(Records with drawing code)

+++

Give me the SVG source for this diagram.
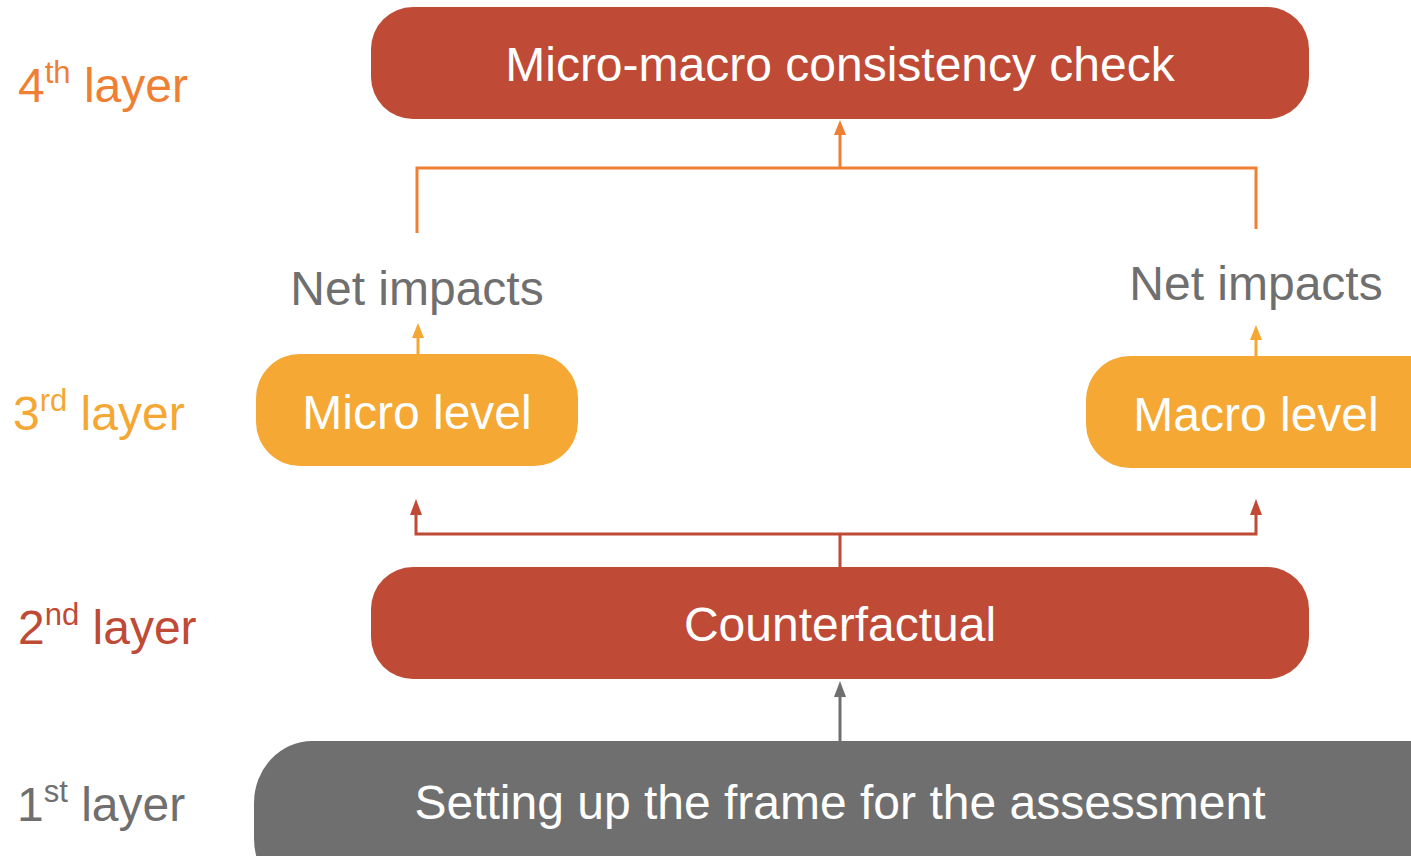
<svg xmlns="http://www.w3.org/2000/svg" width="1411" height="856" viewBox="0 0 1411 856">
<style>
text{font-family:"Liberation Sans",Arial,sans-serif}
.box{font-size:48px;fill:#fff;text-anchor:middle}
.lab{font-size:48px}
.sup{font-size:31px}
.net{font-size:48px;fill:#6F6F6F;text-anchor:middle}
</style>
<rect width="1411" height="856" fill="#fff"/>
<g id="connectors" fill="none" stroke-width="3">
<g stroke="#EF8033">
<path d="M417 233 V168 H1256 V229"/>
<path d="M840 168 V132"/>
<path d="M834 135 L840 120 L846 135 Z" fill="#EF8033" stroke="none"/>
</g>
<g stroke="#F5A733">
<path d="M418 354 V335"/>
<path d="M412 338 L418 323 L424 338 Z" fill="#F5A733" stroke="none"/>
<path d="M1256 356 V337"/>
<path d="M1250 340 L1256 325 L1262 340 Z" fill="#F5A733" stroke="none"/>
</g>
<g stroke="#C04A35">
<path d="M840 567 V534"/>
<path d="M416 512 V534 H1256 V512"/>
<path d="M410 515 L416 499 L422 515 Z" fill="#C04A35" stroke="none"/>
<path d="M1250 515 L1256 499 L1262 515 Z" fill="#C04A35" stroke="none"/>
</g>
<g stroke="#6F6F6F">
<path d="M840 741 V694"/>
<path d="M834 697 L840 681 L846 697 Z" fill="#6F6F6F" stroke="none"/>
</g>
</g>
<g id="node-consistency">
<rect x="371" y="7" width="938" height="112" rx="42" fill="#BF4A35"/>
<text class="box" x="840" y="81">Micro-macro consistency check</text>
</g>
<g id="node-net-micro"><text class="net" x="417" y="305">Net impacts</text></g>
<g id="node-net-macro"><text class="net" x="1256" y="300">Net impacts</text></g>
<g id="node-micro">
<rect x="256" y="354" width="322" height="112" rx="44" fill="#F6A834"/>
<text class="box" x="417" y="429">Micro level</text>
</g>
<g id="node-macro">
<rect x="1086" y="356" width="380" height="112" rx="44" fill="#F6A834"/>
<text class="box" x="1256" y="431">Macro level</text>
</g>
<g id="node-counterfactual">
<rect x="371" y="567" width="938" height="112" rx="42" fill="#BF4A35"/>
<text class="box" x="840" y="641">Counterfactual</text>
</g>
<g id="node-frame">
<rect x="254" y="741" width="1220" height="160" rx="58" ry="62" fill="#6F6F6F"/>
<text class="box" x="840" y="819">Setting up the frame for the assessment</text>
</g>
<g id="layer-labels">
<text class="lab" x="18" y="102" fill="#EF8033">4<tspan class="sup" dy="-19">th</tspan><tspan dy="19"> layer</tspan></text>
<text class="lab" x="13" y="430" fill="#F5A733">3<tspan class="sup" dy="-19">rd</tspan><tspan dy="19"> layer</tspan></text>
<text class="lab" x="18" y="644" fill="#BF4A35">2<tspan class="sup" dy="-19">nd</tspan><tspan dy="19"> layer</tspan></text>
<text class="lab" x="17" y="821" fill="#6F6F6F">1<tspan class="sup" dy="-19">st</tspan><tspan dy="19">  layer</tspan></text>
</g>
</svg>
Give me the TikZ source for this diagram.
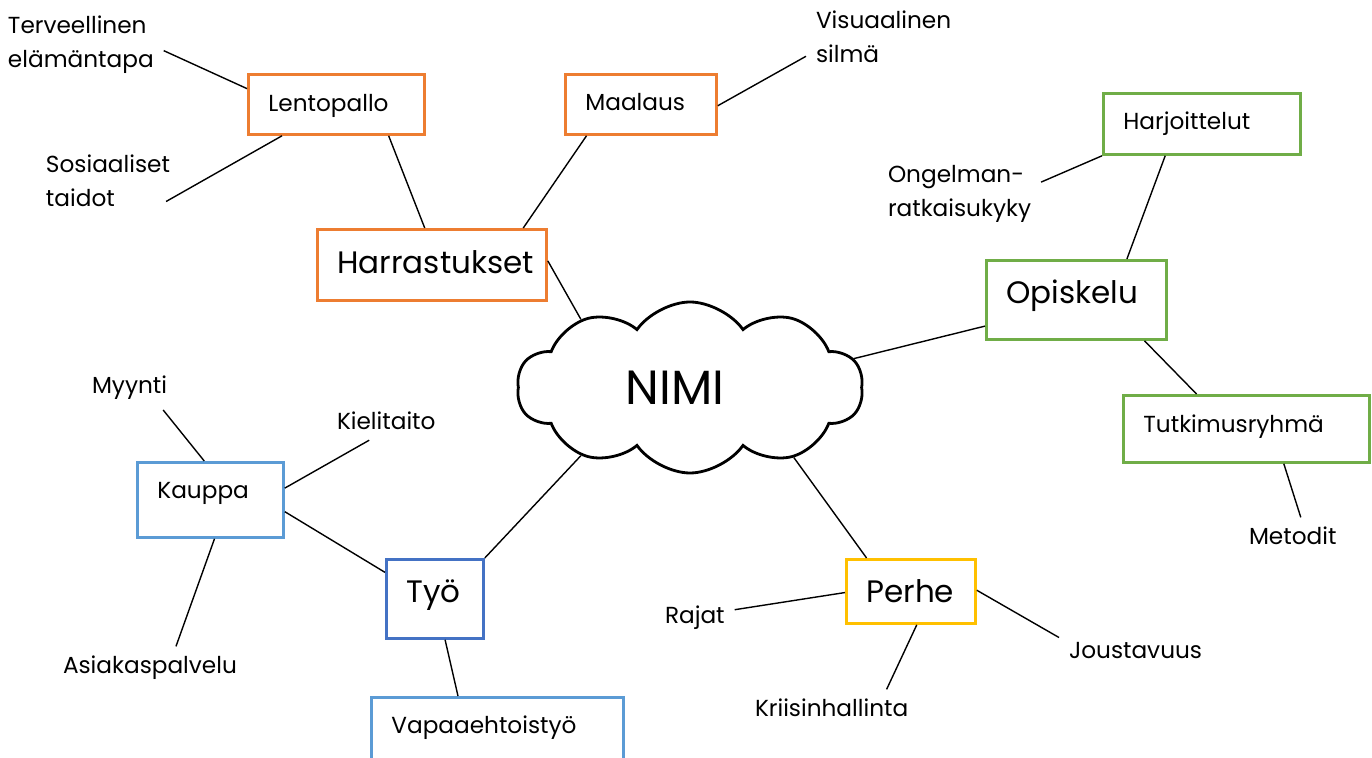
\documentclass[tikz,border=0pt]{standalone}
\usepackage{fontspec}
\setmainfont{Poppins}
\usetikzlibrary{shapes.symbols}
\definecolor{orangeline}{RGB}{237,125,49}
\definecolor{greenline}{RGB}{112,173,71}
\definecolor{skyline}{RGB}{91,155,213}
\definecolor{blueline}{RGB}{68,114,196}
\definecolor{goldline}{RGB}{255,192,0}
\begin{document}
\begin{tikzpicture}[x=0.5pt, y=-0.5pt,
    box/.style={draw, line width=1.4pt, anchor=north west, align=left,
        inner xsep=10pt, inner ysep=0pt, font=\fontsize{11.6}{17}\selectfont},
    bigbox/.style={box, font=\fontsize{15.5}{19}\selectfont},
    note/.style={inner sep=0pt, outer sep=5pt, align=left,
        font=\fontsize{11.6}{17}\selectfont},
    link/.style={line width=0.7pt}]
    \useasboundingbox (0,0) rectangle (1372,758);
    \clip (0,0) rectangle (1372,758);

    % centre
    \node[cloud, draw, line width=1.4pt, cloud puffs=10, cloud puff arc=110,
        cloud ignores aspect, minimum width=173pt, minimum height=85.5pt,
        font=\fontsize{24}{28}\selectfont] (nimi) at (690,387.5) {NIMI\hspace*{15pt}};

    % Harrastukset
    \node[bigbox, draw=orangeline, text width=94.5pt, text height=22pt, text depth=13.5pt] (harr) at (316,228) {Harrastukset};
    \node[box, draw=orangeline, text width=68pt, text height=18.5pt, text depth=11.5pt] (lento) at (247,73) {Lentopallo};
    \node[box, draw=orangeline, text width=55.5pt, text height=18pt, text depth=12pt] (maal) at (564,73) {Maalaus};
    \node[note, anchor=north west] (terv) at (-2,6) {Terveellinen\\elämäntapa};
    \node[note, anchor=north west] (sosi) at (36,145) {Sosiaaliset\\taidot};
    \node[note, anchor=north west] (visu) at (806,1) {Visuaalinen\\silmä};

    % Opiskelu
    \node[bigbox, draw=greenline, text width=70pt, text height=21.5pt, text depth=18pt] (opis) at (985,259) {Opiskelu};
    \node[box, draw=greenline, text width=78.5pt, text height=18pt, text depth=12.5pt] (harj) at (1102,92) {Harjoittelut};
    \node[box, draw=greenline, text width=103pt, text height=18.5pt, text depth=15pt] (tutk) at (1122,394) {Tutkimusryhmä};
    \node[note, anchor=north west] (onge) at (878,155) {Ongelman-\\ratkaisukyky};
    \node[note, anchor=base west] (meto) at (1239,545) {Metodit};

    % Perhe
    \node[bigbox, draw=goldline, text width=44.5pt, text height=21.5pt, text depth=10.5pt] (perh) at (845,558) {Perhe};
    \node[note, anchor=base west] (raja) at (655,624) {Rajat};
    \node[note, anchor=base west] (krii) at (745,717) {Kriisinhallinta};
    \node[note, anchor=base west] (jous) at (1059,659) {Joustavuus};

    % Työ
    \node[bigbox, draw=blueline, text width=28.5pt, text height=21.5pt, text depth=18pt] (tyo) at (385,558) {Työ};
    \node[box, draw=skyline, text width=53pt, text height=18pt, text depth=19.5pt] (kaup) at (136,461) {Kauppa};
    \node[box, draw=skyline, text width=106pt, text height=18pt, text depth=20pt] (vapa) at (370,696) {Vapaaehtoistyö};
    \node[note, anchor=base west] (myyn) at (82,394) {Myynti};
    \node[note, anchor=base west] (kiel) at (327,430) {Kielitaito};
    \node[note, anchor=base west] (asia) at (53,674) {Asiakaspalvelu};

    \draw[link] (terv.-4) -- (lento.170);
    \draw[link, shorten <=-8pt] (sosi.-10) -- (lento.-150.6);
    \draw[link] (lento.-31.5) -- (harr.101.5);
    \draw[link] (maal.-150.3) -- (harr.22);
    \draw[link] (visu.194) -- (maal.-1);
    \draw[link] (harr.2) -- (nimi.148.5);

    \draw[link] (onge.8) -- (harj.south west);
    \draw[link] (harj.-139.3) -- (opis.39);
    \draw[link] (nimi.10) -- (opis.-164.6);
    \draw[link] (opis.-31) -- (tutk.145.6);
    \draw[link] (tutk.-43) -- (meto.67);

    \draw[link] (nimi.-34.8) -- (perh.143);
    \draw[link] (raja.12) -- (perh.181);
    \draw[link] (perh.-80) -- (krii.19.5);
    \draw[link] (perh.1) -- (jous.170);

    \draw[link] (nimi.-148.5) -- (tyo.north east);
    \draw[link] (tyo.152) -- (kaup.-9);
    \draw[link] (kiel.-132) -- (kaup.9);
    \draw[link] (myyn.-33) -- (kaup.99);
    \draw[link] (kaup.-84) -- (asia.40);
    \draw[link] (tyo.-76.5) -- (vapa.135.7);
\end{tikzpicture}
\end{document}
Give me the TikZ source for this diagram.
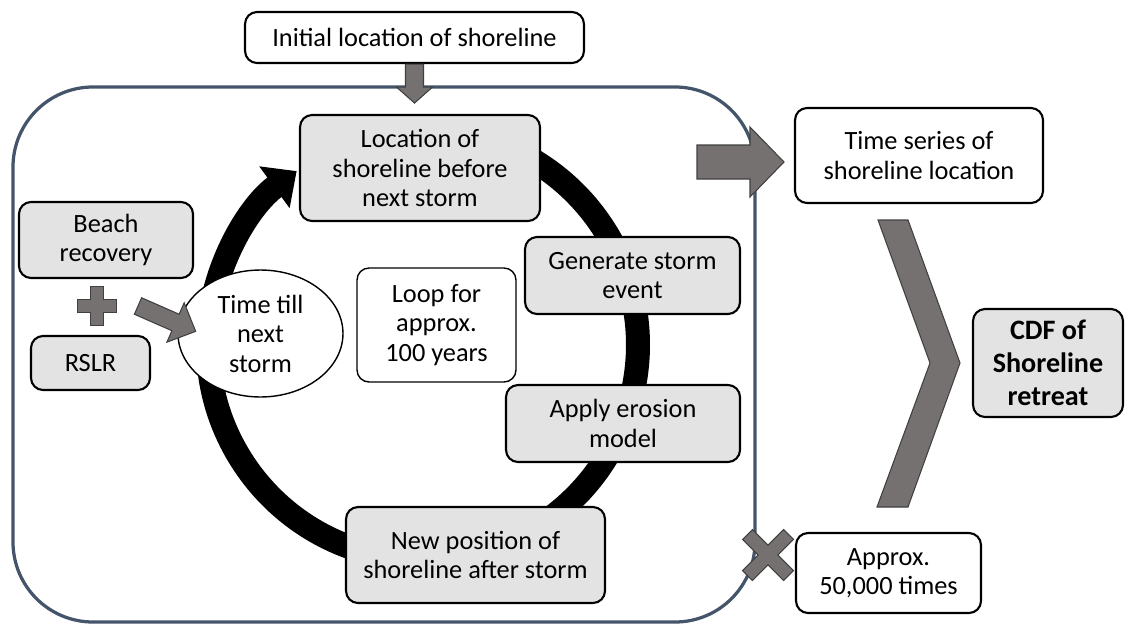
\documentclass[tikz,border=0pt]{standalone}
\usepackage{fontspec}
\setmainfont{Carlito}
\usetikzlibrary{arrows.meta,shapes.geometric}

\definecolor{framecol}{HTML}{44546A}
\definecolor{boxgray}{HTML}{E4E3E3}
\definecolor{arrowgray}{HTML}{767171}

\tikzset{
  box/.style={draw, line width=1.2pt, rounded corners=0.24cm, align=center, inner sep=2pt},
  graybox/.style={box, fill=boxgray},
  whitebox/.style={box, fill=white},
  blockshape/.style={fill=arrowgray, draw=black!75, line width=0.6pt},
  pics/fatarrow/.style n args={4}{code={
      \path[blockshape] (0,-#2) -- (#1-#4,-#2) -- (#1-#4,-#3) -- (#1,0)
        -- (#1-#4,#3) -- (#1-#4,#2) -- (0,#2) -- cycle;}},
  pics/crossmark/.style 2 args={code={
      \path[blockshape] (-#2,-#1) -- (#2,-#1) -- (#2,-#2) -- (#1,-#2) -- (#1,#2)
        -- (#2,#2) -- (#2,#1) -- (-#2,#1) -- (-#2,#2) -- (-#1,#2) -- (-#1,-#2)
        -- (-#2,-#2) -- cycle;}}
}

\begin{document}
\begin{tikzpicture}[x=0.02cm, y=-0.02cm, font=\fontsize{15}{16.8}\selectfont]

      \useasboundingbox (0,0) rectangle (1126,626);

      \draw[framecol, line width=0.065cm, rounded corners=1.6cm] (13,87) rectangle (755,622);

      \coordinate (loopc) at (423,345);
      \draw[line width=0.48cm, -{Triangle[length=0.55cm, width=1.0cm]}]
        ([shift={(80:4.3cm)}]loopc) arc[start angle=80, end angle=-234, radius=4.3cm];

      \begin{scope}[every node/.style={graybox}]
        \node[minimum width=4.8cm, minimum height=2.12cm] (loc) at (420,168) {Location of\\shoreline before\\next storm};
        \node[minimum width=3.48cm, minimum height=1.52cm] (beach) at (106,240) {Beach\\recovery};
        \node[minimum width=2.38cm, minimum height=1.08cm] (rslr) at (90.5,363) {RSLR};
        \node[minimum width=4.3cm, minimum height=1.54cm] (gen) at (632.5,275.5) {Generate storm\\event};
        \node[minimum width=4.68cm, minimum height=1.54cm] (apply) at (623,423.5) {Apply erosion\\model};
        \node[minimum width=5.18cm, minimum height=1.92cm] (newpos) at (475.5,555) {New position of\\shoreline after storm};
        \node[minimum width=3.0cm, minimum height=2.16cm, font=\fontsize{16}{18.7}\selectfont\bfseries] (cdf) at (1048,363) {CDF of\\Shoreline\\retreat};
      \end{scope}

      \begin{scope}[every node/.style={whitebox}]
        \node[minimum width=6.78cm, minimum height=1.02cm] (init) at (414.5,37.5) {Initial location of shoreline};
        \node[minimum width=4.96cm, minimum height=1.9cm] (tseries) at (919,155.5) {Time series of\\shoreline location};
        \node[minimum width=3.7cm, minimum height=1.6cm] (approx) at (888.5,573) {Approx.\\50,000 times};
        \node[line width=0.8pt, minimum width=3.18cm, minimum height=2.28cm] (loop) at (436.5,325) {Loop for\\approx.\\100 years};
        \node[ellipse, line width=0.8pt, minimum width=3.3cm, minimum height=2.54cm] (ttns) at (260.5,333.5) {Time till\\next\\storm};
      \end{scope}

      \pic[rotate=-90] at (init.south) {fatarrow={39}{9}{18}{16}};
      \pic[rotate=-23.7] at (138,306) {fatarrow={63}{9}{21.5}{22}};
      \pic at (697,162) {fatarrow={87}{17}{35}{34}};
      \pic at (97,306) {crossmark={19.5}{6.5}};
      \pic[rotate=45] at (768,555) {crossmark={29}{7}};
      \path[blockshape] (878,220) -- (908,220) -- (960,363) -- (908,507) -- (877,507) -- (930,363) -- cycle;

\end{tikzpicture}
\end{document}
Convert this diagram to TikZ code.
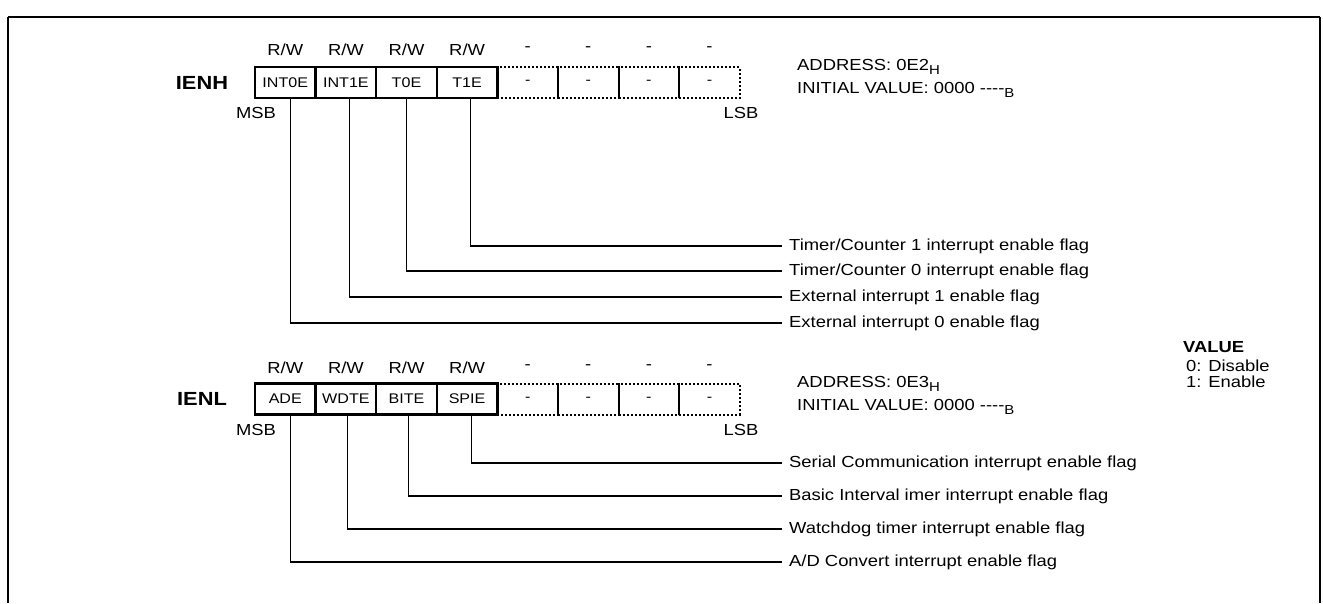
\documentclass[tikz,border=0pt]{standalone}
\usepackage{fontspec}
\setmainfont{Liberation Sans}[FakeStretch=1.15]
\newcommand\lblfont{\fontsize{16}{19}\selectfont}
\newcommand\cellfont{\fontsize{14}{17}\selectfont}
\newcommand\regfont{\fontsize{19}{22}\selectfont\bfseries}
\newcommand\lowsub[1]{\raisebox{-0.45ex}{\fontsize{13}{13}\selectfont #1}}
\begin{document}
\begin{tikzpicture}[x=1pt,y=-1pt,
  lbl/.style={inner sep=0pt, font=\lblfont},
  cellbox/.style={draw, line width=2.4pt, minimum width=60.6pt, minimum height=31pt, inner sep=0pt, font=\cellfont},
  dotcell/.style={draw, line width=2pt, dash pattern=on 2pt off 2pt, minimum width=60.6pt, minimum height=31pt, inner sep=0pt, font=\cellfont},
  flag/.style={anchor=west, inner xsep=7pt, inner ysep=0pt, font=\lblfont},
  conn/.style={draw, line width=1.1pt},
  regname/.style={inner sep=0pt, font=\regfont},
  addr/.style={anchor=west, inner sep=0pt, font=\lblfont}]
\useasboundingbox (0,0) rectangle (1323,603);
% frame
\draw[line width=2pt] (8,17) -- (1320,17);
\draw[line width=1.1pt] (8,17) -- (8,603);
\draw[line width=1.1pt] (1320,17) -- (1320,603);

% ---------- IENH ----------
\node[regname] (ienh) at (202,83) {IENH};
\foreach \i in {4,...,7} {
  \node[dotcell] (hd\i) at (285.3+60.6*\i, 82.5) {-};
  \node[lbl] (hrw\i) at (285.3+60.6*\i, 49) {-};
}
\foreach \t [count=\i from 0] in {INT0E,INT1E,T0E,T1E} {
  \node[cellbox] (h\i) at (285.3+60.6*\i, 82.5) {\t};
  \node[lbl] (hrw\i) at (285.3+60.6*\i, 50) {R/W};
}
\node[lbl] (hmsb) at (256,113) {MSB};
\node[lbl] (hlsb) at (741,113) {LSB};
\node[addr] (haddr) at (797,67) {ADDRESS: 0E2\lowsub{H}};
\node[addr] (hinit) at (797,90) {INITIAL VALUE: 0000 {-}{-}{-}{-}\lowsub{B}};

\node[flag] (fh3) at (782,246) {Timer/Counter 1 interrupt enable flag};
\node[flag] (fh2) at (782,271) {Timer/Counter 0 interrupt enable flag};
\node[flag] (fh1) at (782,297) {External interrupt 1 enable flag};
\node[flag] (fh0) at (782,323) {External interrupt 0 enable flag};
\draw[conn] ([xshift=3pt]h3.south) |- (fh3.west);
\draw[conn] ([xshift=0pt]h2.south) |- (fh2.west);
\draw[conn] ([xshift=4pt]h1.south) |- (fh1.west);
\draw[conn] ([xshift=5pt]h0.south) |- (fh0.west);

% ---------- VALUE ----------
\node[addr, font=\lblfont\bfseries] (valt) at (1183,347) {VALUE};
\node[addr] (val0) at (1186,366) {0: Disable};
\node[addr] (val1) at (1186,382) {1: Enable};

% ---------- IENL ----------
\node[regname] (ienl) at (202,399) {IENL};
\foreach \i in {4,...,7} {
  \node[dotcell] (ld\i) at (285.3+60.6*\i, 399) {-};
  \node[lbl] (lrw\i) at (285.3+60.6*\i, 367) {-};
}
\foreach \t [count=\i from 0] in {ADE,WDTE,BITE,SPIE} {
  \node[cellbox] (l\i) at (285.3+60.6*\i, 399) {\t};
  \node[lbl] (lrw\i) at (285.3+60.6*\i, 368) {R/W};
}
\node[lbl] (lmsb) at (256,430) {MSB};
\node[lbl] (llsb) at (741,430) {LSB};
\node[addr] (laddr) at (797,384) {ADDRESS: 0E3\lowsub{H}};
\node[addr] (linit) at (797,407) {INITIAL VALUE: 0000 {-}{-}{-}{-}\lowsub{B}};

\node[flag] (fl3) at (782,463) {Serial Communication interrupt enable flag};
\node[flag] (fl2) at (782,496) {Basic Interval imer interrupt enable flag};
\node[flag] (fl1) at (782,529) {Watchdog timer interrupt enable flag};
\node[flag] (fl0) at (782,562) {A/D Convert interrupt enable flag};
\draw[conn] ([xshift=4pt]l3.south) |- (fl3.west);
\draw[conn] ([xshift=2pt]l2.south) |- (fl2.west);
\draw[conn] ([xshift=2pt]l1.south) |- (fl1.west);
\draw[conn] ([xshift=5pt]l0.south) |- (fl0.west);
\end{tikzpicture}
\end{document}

+++

= AIM =
Gather and copy every line of the data in which the string "Convert" is found.

= TASK RESPONSE =
Convert this diagram to TikZ code.
\node[flag] (fl0) at (782,562) {A/D Convert interrupt enable flag};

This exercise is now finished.